Lyrics: Ubiquitous Poetry


I’ve created all my life. As a kid, I sculpted pine straw labyrinths on the forest floor, scraping down to the dirt with my bare feet, carving paths through the woods. Drawing, writing novels, painting, performance art, murals, poetry, sculpting, refurbishing antiques, throwing pottery, on & on. If it’s creative, I’m probably into it.

Music is my current passion.

I never saw it coming. Never took music lessons, or studied music theory, or participated in school choir, or learned to read music, or insert-any-&-every-other-excuse rattling around my skull when that trusty ol’ impostor syndrome interrupts reality. In reality, poetry, words, chose me many moons ago. Crafting words? Alright. But crafting music? Say what now?

My first real poem came late one thunderstormy night, hammers, head & whole body crackling open, bones, pounding, migraine, falling, the worst, short of death, short of breath, flying, thunder & wind & rain pelting, lightning, hail against sheet-metal, pounding, singlewide trailer, flying in a circle, energetic bones, falling, flying in a circle, made of hammers, made of stones.

So the words & rhythms came. And kept coming, even in the headache-free daylight. Since that pivotal night, melodies would occasionally drift through, too, but they weren’t nearly as insistent as the words. Nowadays, the words rarely come without orchestration. Or at least a sick beat. The only thing I know to do with an inspirational fountain like that is drink from it.

Toying with some music one day, a convoluted, but nevertheless pregnant, thought came to me. Something like: Melody and words all mixed together form the most ubiquitous form of poetry, poetry slipping into even those who declare they “hate” poetry: lyrics. Expressed a little more succinctly:

Lyrics are the most ubiquitous form of poetry.

I’ve been tinkering with music for years. Jaw harps & harmonicas, digital looping, layered & altered vocals pushed to where they sound like a strange-yet-familiar instruments you can’t quite place. Like with all learning, most of those earliest pieces are ragged attempts at best. They exist in hard drive only. (Although, confession, years ago I did release a few under pseudonyms.)
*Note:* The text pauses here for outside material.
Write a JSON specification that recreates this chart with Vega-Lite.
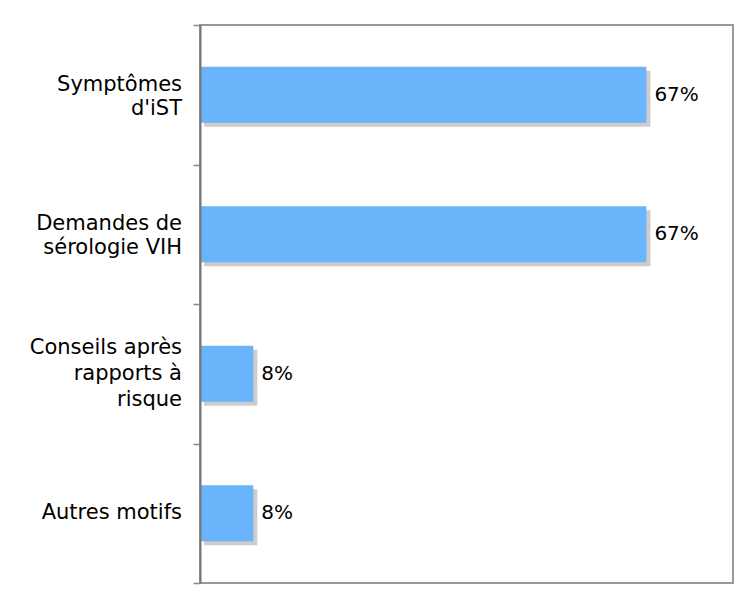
{
  "$schema": "https://vega.github.io/schema/vega-lite/v6.json",
  "width": 533,
  "height": 558,
  "autosize": "none",
  "padding": {"left": 200, "top": 25, "right": 9, "bottom": 13},
  "background": "white",
  "config": {
    "view": {"stroke": "#999999", "strokeWidth": 2},
    "font": "DejaVu Sans",
    "text": {"font": "DejaVu Sans", "color": "black", "baseline": "middle"}
  },
  "data": {
    "values": [
      {"motif": "Symptômes d'iST", "pct": 67, "label": "67%", "l_demi_haut": "Symptômes", "l_demi_bas": "d'iST"},
      {"motif": "Demandes de sérologie VIH", "pct": 67, "label": "67%", "l_demi_haut": "Demandes de", "l_demi_bas": "sérologie VIH"},
      {"motif": "Conseils après rapports à risque", "pct": 8, "label": "8%", "l_haut": "Conseils après", "l_centre": "rapports à", "l_bas": "risque"},
      {"motif": "Autres motifs", "pct": 8, "label": "8%", "l_centre": "Autres motifs"}
    ]
  },
  "encoding": {
    "y": {
      "field": "motif",
      "type": "nominal",
      "sort": null,
      "scale": {"paddingInner": 0, "paddingOuter": 0},
      "axis": {
        "title": null,
        "labels": false,
        "tickBand": "extent",
        "tickSize": 7,
        "tickColor": "#888888",
        "tickWidth": 1.5,
        "domainColor": "#777777",
        "domainWidth": 2,
        "zindex": 1
      }
    },
    "x": {
      "field": "pct",
      "type": "quantitative",
      "scale": {"domain": [0, 80]},
      "axis": null
    }
  },
  "layer": [
    {"mark": {"type": "bar", "color": "#cccccc", "xOffset": 4, "yOffset": 4, "height": {"band": 0.4}}},
    {"mark": {"type": "bar", "color": "#69b4fb", "height": {"band": 0.4}}},
    {
      "mark": {"type": "text", "align": "left", "dx": 8, "fontSize": 20},
      "encoding": {"text": {"field": "label"}}
    },
    {
      "transform": [{"filter": "isValid(datum.l_haut)"}],
      "mark": {"type": "text", "align": "right", "dx": -18, "dy": -26, "fontSize": 21},
      "encoding": {"x": {"datum": 0}, "text": {"field": "l_haut"}}
    },
    {
      "transform": [{"filter": "isValid(datum.l_demi_haut)"}],
      "mark": {"type": "text", "align": "right", "dx": -18, "dy": -10, "fontSize": 21},
      "encoding": {"x": {"datum": 0}, "text": {"field": "l_demi_haut"}}
    },
    {
      "transform": [{"filter": "isValid(datum.l_centre)"}],
      "mark": {"type": "text", "align": "right", "dx": -18, "dy": 0, "fontSize": 21},
      "encoding": {"x": {"datum": 0}, "text": {"field": "l_centre"}}
    },
    {
      "transform": [{"filter": "isValid(datum.l_demi_bas)"}],
      "mark": {"type": "text", "align": "right", "dx": -18, "dy": 14, "fontSize": 21},
      "encoding": {"x": {"datum": 0}, "text": {"field": "l_demi_bas"}}
    },
    {
      "transform": [{"filter": "isValid(datum.l_bas)"}],
      "mark": {"type": "text", "align": "right", "dx": -18, "dy": 26, "fontSize": 21},
      "encoding": {"x": {"datum": 0}, "text": {"field": "l_bas"}}
    }
  ]
}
Then one day an old friend, who at the same time became my luthier, gave me a ragged banjo he had lying around. He’s left-handed, so the banjo was strung left-handed. An unusual gift for a right-handed person. I played. Strings. Many vibrating strings.

Some magic happened. The tuning really matters, and it can be anything. I found I preferred an open tuning, playing stringed instruments lying flat in my lap. Lost myself for hours, days, in the beautiful, effortless flow of discovery, playing, recording, listening, refining, repeating. Melody, chords, rhythm. TA delectable challenge, along with a growing skillset, to push, stretch, grow & create richer music.

And just like that, poetry transitioned to lyrics.

Songs come to me nearly every day. Snippets, unforgettable phrases, a run of notes, catchy hooks, chord progressions.

My life is a musical. I’ve written love songs to the water flowing out the faucet & pissed-off protest songs & silly ditties about trashbags & luscious blues & songs combining aliens and depression & untethered syllables surfing on tinkly strands of light language & I am even more in love with music now than ever.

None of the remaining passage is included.